I think if source of PMOS is 300mv then we have to aaply greater than 0.3 volts to keep the parasitic diode reverse bias. If its bulk driven 0.4 has to be applied at bulk.
Normally gate voltage is kept greater then vth which is 0.4v or greater
If 0.4 is applied with gate driven and same 0.4v is applied for bulk driven then in both cases 0.4v is applied then how bulk driven is said to be used for low voltage?
 

Hi

The question which I want to clearify is about bulk driven technique. Input signal (AC +DC) is applied at the bulk of the input transistors. What input DC common mode voltage I can apply? When I am applying a DC voltage lets say 200mV and voltage at the source of input transistors(PMOS) has a DC voltage lets 380mV (which I am getting in my circuit). It means the internal parasitic diodes between the bulk and source will get forward bias which should not be the case.

To make the parasitic diodes between bulk and source reverse biased, the bulk DC voltage applied should be greater than 380mVs.This means I have to apply 380mV at every cost in case of bulk driven I have to apply at the bulk and if we use gate driven we have to apply it at the gate because threshold voltage is somewhere around 0.4V. Then why we say bulk driven is used for low supply as in both cases( gate driven and bulk driven) a DC voltage input of greater than 380mV is applied?

Secondly in papers its mentioned bulk driven reduces the threshold voltage from signal path . Is it because at the bulk we dont need threshhold voltage for channel formation?
 

Secondly in papers its mentioned bulk driven reduces the threshold voltage from signal path . Is it because at the bulk we dont need threshhold voltage for channel formation?

Why don't you simply simulate this relationship?
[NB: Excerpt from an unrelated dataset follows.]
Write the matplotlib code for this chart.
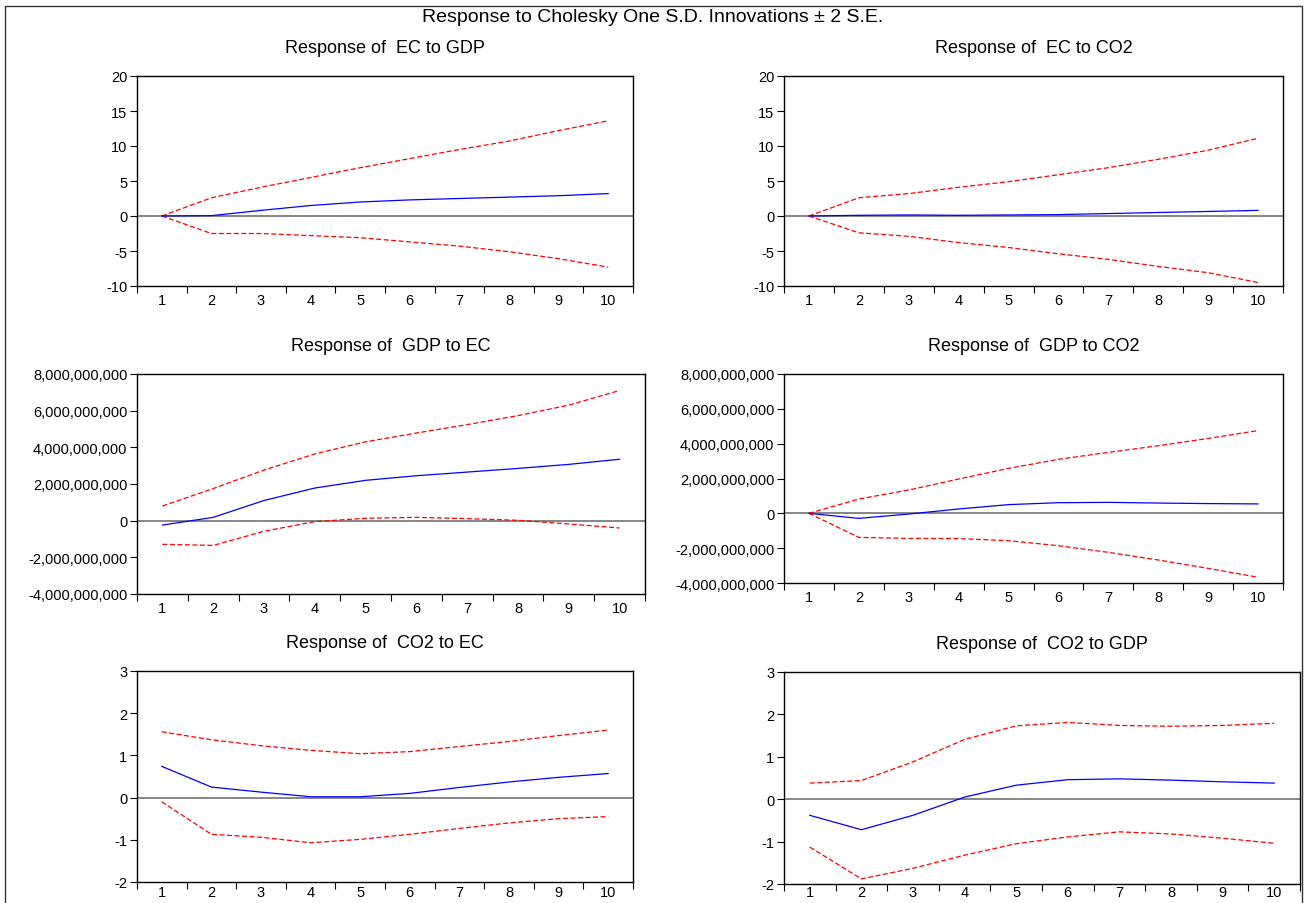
import matplotlib
matplotlib.use("Agg")
import matplotlib.pyplot as plt
import matplotlib.ticker as mticker
from matplotlib.patches import Rectangle
import numpy as np

plt.rcParams['font.family'] = ['Liberation Sans', 'DejaVu Sans']
plt.rcParams['axes.unicode_minus'] = False

# impulse response periods
periods = [1, 2, 3, 4, 5, 6, 7, 8, 9, 10]

# Response of EC to GDP
ec_gdp = [0, 0.05, 0.8, 1.5, 2.0, 2.3, 2.5, 2.7, 2.9, 3.2]
ec_gdp_up = [0, 2.6, 4.1, 5.5, 6.9, 8.2, 9.5, 10.7, 12.2, 13.6]
ec_gdp_lo = [0, -2.5, -2.5, -2.8, -3.1, -3.7, -4.3, -5.1, -6.1, -7.3]

# Response of EC to CO2
ec_co2 = [0, 0.1, 0.15, 0.1, 0.15, 0.2, 0.35, 0.5, 0.65, 0.8]
ec_co2_up = [0, 2.6, 3.2, 4.1, 4.9, 5.9, 6.9, 8.1, 9.4, 11.1]
ec_co2_lo = [0, -2.4, -2.9, -3.8, -4.5, -5.4, -6.2, -7.2, -8.1, -9.5]

# Response of GDP to EC
gdp_ec = [-0.24e9, 0.18e9, 1.1e9, 1.78e9, 2.2e9, 2.45e9, 2.65e9, 2.85e9, 3.07e9, 3.35e9]
gdp_ec_up = [0.8e9, 1.75e9, 2.76e9, 3.64e9, 4.3e9, 4.78e9, 5.24e9, 5.73e9, 6.3e9, 7.1e9]
gdp_ec_lo = [-1.29e9, -1.35e9, -0.58e9, -0.05e9, 0.13e9, 0.18e9, 0.11e9, 0.02e9, -0.18e9, -0.4e9]

# Response of GDP to CO2
gdp_co2 = [0, -0.29e9, -0.04e9, 0.25e9, 0.5e9, 0.61e9, 0.63e9, 0.59e9, 0.56e9, 0.54e9]
gdp_co2_up = [0, 0.82e9, 1.34e9, 1.97e9, 2.58e9, 3.1e9, 3.5e9, 3.88e9, 4.3e9, 4.75e9]
gdp_co2_lo = [0, -1.38e9, -1.44e9, -1.45e9, -1.57e9, -1.86e9, -2.24e9, -2.68e9, -3.16e9, -3.67e9]

# Response of CO2 to EC
co2_ec = [0.74, 0.25, 0.13, 0.02, 0.02, 0.1, 0.24, 0.37, 0.48, 0.57]
co2_ec_up = [1.56, 1.37, 1.23, 1.12, 1.04, 1.09, 1.21, 1.33, 1.47, 1.6]
co2_ec_lo = [-0.1, -0.87, -0.94, -1.07, -0.99, -0.87, -0.73, -0.6, -0.5, -0.45]

# Response of CO2 to GDP
co2_gdp = [-0.38, -0.72, -0.38, 0.05, 0.33, 0.46, 0.48, 0.45, 0.41, 0.38]
co2_gdp_up = [0.38, 0.44, 0.88, 1.41, 1.73, 1.81, 1.74, 1.72, 1.74, 1.79]
co2_gdp_lo = [-1.13, -1.88, -1.63, -1.32, -1.05, -0.89, -0.77, -0.82, -0.92, -1.04]

W, H = 1305, 904
fig = plt.figure(figsize=(W / 100, H / 100), dpi=100)

# outer frame
fig.patches.append(Rectangle((5 / W, -0.01), 1297 / W, 1 - 7 / H + 0.01,
                             transform=fig.transFigure, fill=False,
                             edgecolor='#333333', linewidth=1))
fig.text(0.5, 1 - 17 / H, 'Response to Cholesky One S.D. Innovations \u00b1 2 S.E.',
         ha='center', va='center', fontsize=14)


def panel(box, title, resp, up, lo, yticks, big=False, xpad=5):
    l, t, r, b = box
    ax = fig.add_axes([l / W, 1 - b / H, (r - l) / W, (b - t) / H])
    ax.axhline(0, color='#666666', linewidth=1.1, zorder=1)
    ax.plot(periods, up, color='#ff0000', linestyle=(0, (4, 2)), linewidth=0.9)
    ax.plot(periods, lo, color='#ff0000', linestyle=(0, (4, 2)), linewidth=0.9)
    ax.plot(periods, resp, color='#0000ff', linewidth=0.9)
    ax.set_xlim(0.5, 10.5)
    ax.set_ylim(yticks[0], yticks[-1])
    ax.set_yticks(yticks)
    if big:
        ax.yaxis.set_major_formatter(mticker.FuncFormatter(lambda v, p: f'{v:,.0f}'))
    else:
        ax.yaxis.set_major_formatter(mticker.FuncFormatter(lambda v, p: f'{v:.0f}'))
    ax.set_xticks(np.arange(0.5, 11, 1))
    ax.set_xticklabels([])
    ax.set_xticks(periods, minor=True)
    ax.set_xticklabels([str(p) for p in periods], minor=True)
    ax.tick_params(axis='x', which='major', direction='out', length=5, width=0.8)
    ax.tick_params(axis='x', which='minor', length=0, labelsize=10.5, pad=xpad)
    ax.tick_params(axis='y', direction='out', length=5, width=0.8, labelsize=10.5, pad=2)
    for s in ax.spines.values():
        s.set_linewidth(1)
    ax.set_title(title, fontsize=13, pad=17)
    return ax


panel((137, 77, 633, 287), 'Response of  EC to GDP', ec_gdp, ec_gdp_up, ec_gdp_lo,
      [-10, -5, 0, 5, 10, 15, 20])
panel((784, 77, 1283, 287), 'Response of  EC to CO2', ec_co2, ec_co2_up, ec_co2_lo,
      [-10, -5, 0, 5, 10, 15, 20])
panel((137, 375, 645, 595), 'Response of  GDP to EC', gdp_ec, gdp_ec_up, gdp_ec_lo,
      [-4e9, -2e9, 0, 2e9, 4e9, 6e9, 8e9], big=True)
panel((784, 375, 1283, 584), 'Response of  GDP to CO2', gdp_co2, gdp_co2_up, gdp_co2_lo,
      [-4e9, -2e9, 0, 2e9, 4e9, 6e9, 8e9], big=True)
panel((137, 672, 633, 883), 'Response of  CO2 to EC', co2_ec, co2_ec_up, co2_ec_lo,
      [-2, -1, 0, 1, 2, 3], xpad=2)
panel((784, 673, 1300, 885), 'Response of  CO2 to GDP', co2_gdp, co2_gdp_up, co2_gdp_lo,
      [-2, -1, 0, 1, 2, 3], xpad=1)

fig.savefig('out.png', dpi=100)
The result will answer your question(s).
 

Yes, I have simulated but I cant understand what DC voltage do I have to apply at the bulk right now in the attached schematic I have just applied 100mV ac signal at the bulk no DC voltage still its working.

bulkdriven.png

I am operating these transistors in subthreshold region
 

... I have just applied 100mV ac signal at the bulk no DC voltage still its working.

Wrong: you have Vgs(M0,M1)=-284.6mV

Why shouldn't it still work? 100mV ac signal shouldn't be too big a problem for bulk control at this DC bias, apart from some commensurable leakage current during the negative ac peaks. But what for? What do you intend with this bulk control? What's the purpose?

I think you only earn disadvantages compared to gate control: lower input impedance (junction instead of dielectric isolation, and much higher input capacitance), and the need for isolated MOSFETs in their own n-well (PMOS) resp. p-well in n-well (NMOS), if used.
 

I mean to say I havent applied a DC common mode voltage at the bulk on input pairs. Normally in PMOS the bulks are connected to VDD here in this case I am applying only AC at the bulks. How can I verify that the VTH is removed from signal path?

I am using bulk driven to reduce the supply voltage and secondly the linearity is better for bulk driven as compare to gate driven. I am designing a low frequency OTA.
 

I mean to say I havent applied a DC common mode voltage at the bulk on input pairs. Normally in PMOS the bulks are connected to VDD here in this case I am applying only AC at the bulks.
Wrong: the ac voltage sources V1 & V2 represent DC short circuits to GND, you could have verified this if you had checked its backannotated DC voltages: 0 resp. -0V .

How can I verify that the VTH is removed from signal path?
It is not, s. above!

I am using bulk driven to reduce the supply voltage and secondly the linearity is better for bulk driven as compare to gate driven.

I doubt both - I guess you must have misunderstood some paper - which you didn't reveal to us.